The "Pony Express Start" was a lot of fun as kids.... teach the horse to take off once you pull on the saddle horn, hold your feet off the ground ahead of you, then drop back down a couple of strides later when the rear feet of the horse hit the ground and momentum will swing you up into the saddle. We had tons of fun doing it and did our training down the road so the parents wouldn't see. Then mom made us train our horses to stand again, though, when we were at camp and the neighbors needed another horse for a guest. Apparently the horse taking off at a gallop when one started to mount was not what they were after....

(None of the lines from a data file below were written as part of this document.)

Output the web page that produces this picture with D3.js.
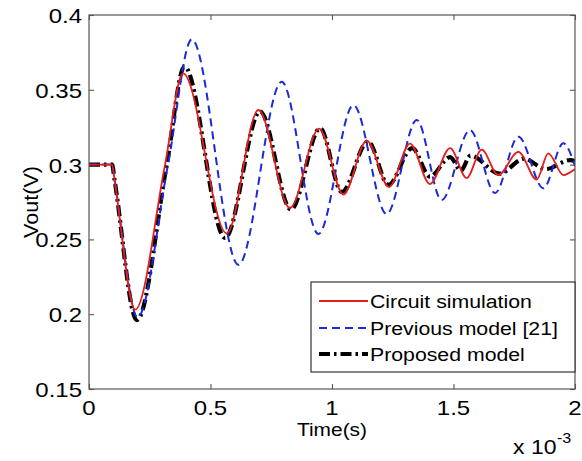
<!DOCTYPE html>
<html>
<head>
<meta charset="utf-8">
<script src="https://cdn.jsdelivr.net/npm/d3@7"></script>
<style>
  body { margin: 0; background: #fff; }
  text { font-family: Arial, "Liberation Sans", sans-serif; fill: #000; }
</style>
</head>
<body>
<svg id="chart"></svg>
<script>
const width = 582, height = 461
const margin = { top: 15, right: 7, bottom: 72, left: 89 }

// time in ms (axis shows x 10^-3 s), Vout in V
const circuitT = [0, 0.095, 0.105, 0.19, 0.313, 0.387, 0.567, 0.697, 0.827, 0.947, 1.047, 1.143, 1.235, 1.321, 1.403, 1.486, 1.554, 1.616, 1.684, 1.767, 1.842, 1.89, 1.952, 2.0]
const circuitV = [0.3, 0.3, 0.29, 0.203, 0.3, 0.361, 0.254, 0.3365, 0.271, 0.324, 0.28, 0.316, 0.285, 0.314, 0.287, 0.311, 0.291, 0.31, 0.293, 0.3085, 0.29, 0.3075, 0.293, 0.297]

const previousT = [0, 0.095, 0.105, 0.2, 0.325, 0.423, 0.615, 0.793, 0.944, 1.088, 1.225, 1.349, 1.451, 1.568, 1.671, 1.767, 1.87, 1.952, 2.0]
const previousV = [0.3, 0.3, 0.29, 0.198, 0.3, 0.3837, 0.233, 0.3554, 0.2536, 0.3398, 0.267, 0.3298, 0.2763, 0.3231, 0.281, 0.3187, 0.2842, 0.3142, 0.299]

const proposedT = [0, 0.095, 0.105, 0.197, 0.32, 0.393, 0.56, 0.704, 0.831, 0.951, 1.04, 1.148, 1.232, 1.33, 1.403, 1.486, 1.53, 1.57, 1.69, 1.79, 1.88, 1.98, 2.0]
const proposedV = [0.3, 0.3, 0.29, 0.196, 0.3, 0.3655, 0.251, 0.3355, 0.27, 0.3243, 0.2817, 0.3155, 0.2865, 0.311, 0.292, 0.305, 0.296, 0.306, 0.294, 0.304, 0.297, 0.303, 0.3025]

const xTicks = [0, 0.5, 1, 1.5, 2]
const xTickLabels = ['0', '0.5', '1', '1.5', '2']
const yTicks = [0.15, 0.2, 0.25, 0.3, 0.35, 0.4]
const yTickLabels = ['0.15', '0.2', '0.25', '0.3', '0.35', '0.4']

const legendLabels = ['Circuit simulation', 'Previous model [21]', 'Proposed model']

const zip = (ts, vs) => ts.map((t, i) => [t, vs[i]])

const series = [
  { data: zip(proposedT, proposedV), color: '#000', width: 4.2, dash: '11,4,2.5,4' },
  { data: zip(previousT, previousV), color: '#1a2ad6', width: 2, dash: '8,5' },
  { data: zip(circuitT, circuitV), color: '#e41e1e', width: 1.8, dash: null }
]

const svg = d3.select('#chart').attr('width', width).attr('height', height)

const x = d3.scaleLinear().domain([0, 2]).range([margin.left, width - margin.right])
const y = d3.scaleLinear().domain([0.15, 0.4]).range([height - margin.bottom, margin.top])

const axisColor = '#555'

svg.append('clipPath').attr('id', 'clip').append('rect')
  .attr('x', x(0)).attr('y', y(0.4))
  .attr('width', x(2) - x(0)).attr('height', y(0.15) - y(0.4))

// ticks on all four sides, pointing inward
const drawAxis = (axis, tx, ty) => {
  const g = svg.append('g').attr('transform', `translate(${tx},${ty})`).call(axis)
  g.select('.domain').remove()
  g.selectAll('line').attr('stroke', axisColor).attr('stroke-width', 1.1)
  g.selectAll('text').remove()
}
drawAxis(d3.axisBottom(x).tickValues(xTicks).tickSizeInner(-5).tickSizeOuter(0), 0, y(0.15))
drawAxis(d3.axisTop(x).tickValues(xTicks).tickSizeInner(-5).tickSizeOuter(0), 0, y(0.4))
drawAxis(d3.axisLeft(y).tickValues(yTicks).tickSizeInner(-5).tickSizeOuter(0), x(0), 0)
drawAxis(d3.axisRight(y).tickValues(yTicks).tickSizeInner(-5).tickSizeOuter(0), x(2), 0)

const line = d3.line()
  .x(d => x(d[0]))
  .y(d => y(d[1]))
  .curve(d3.curveMonotoneX)

const plot = svg.append('g').attr('clip-path', 'url(#clip)')
series.forEach(s => {
  plot.append('path')
    .attr('d', line(s.data))
    .attr('fill', 'none')
    .attr('stroke', s.color)
    .attr('stroke-width', s.width)
    .attr('stroke-dasharray', s.dash)
    .attr('stroke-linejoin', 'round')
})

svg.append('rect')
  .attr('x', x(0)).attr('y', y(0.4))
  .attr('width', x(2) - x(0)).attr('height', y(0.15) - y(0.4))
  .attr('fill', 'none').attr('stroke', axisColor).attr('stroke-width', 1.2)

// wide text, like the original bitmap font
const addText = (str, px, py, size, anchor, sx, rot) => svg.append('text')
  .attr('transform', `translate(${px},${py})` + (rot ? ` rotate(${rot})` : '') + ` scale(${sx},1)`)
  .attr('text-anchor', anchor)
  .attr('font-size', size)
  .text(str)

xTicks.forEach((t, i) => addText(xTickLabels[i], x(t), y(0.15) + 26, 20, 'middle', 1.2))
yTicks.forEach((t, i) => addText(yTickLabels[i], x(0) - 7, y(t) + 8, 20, 'end', 1.2))

addText('x 10', 513, 454, 20, 'start', 1.15)
addText('-3', 557, 443, 14, 'start', 1.15)
addText('Time(s)', (x(0) + x(2)) / 2, 436, 19, 'middle', 1.1)
addText('Vout(V)', 38, (y(0.15) + y(0.4)) / 2, 20, 'middle', 1.08, -90)

// legend
const lg = { x: 311, y: 282, w: 264, h: 90 }
svg.append('rect')
  .attr('x', lg.x).attr('y', lg.y).attr('width', lg.w).attr('height', lg.h)
  .attr('fill', '#fff').attr('stroke', '#333').attr('stroke-width', 1.2)

const legendRows = [301, 328, 354]
const legendOrder = [2, 1, 0]
legendRows.forEach((ry, i) => {
  const s = series[legendOrder[i]]
  svg.append('line')
    .attr('x1', lg.x + 8).attr('x2', lg.x + 57)
    .attr('y1', ry).attr('y2', ry)
    .attr('stroke', s.color).attr('stroke-width', s.width)
    .attr('stroke-dasharray', s.dash)
  addText(legendLabels[i], lg.x + 59, ry + 7, 19, 'start', 1.12)
})
</script>
</body>
</html>
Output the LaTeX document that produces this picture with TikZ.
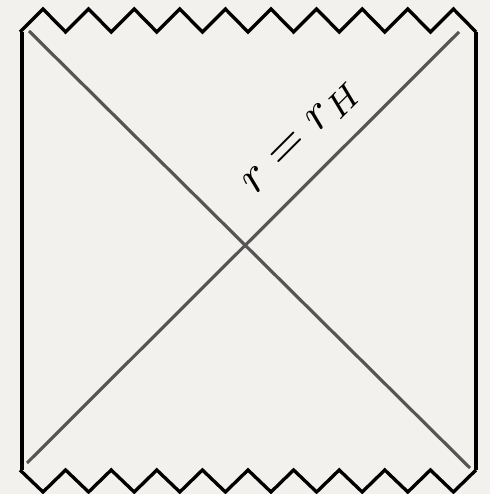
\documentclass[tikz,border=0pt]{standalone}
\usepackage{amsmath}
\definecolor{paper}{RGB}{242,241,238}
\definecolor{horizon}{RGB}{85,85,85}

\begin{document}
\begin{tikzpicture}[x=0.02cm, y=0.02cm, line join=miter]
  \fill[paper] (0,0) rectangle (490,494);
  \useasboundingbox (0,0) rectangle (490,494);

  \coordinate (BL) at (22, 24);
  \coordinate (TL) at (22,462);
  \coordinate (BR) at (476, 24);
  \coordinate (TR) at (476,462);

  % edges of the diagram
  \draw[line width=2.5pt] (BL) -- (TL);
  \draw[line width=2.5pt] (BR) -- (TR);

  % singularities
  \draw[line width=1.9pt] (20,462)
    \foreach \k in {0,...,9} { -- ({43+45.6*\k},485) -- ({65.6+45.6*\k},462) };
  \draw[line width=1.9pt] (20,24)
    \foreach \k in {0,...,9} { -- ({43+45.6*\k},2) -- ({65.6+45.6*\k},24) };

  % horizons
  \coordinate (A) at ( 29,463);
  \coordinate (B) at (470, 26);
  \coordinate (C) at ( 27, 31);
  \coordinate (D) at (459,462);
  \draw[horizon, line width=1.8pt] (A) -- (B);
  \draw[horizon, line width=1.8pt] (C) -- (D);

  \node[rotate=45, scale=2.8] (lbl) at (303,356) {$r = r_H$};
\end{tikzpicture}
\end{document}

Now I'm too fat and inflexible to even consider doing it.


----------



## charrorider (Sep 23, 2012)

Avna. Whatever the reason was, it was done and it was cool. I'm 68 years old. I ride Arabian horses. At one time, I had them standing still until I was ready. I was doing it that way because that was the way it is supposed to be done. Then, I just didn't care if they waited for me or not. Now, they all start going as soon as my leg swings over the saddle. I really don't mind. If a rider want his/her horse to stand still, fine. If not, that's fine, also...as long as the rider doesn't mind and can handle it. JMO.


----------



## Woodhaven (Jan 21, 2014)

When I was younger (this means 55 years ago) I don't even remember mounting as being an issue, did the horse stand still or move off? I can't remember.
Being young and limber made the difference, now that I am in my dotage, standing still is more important as I clamber aboard.


----------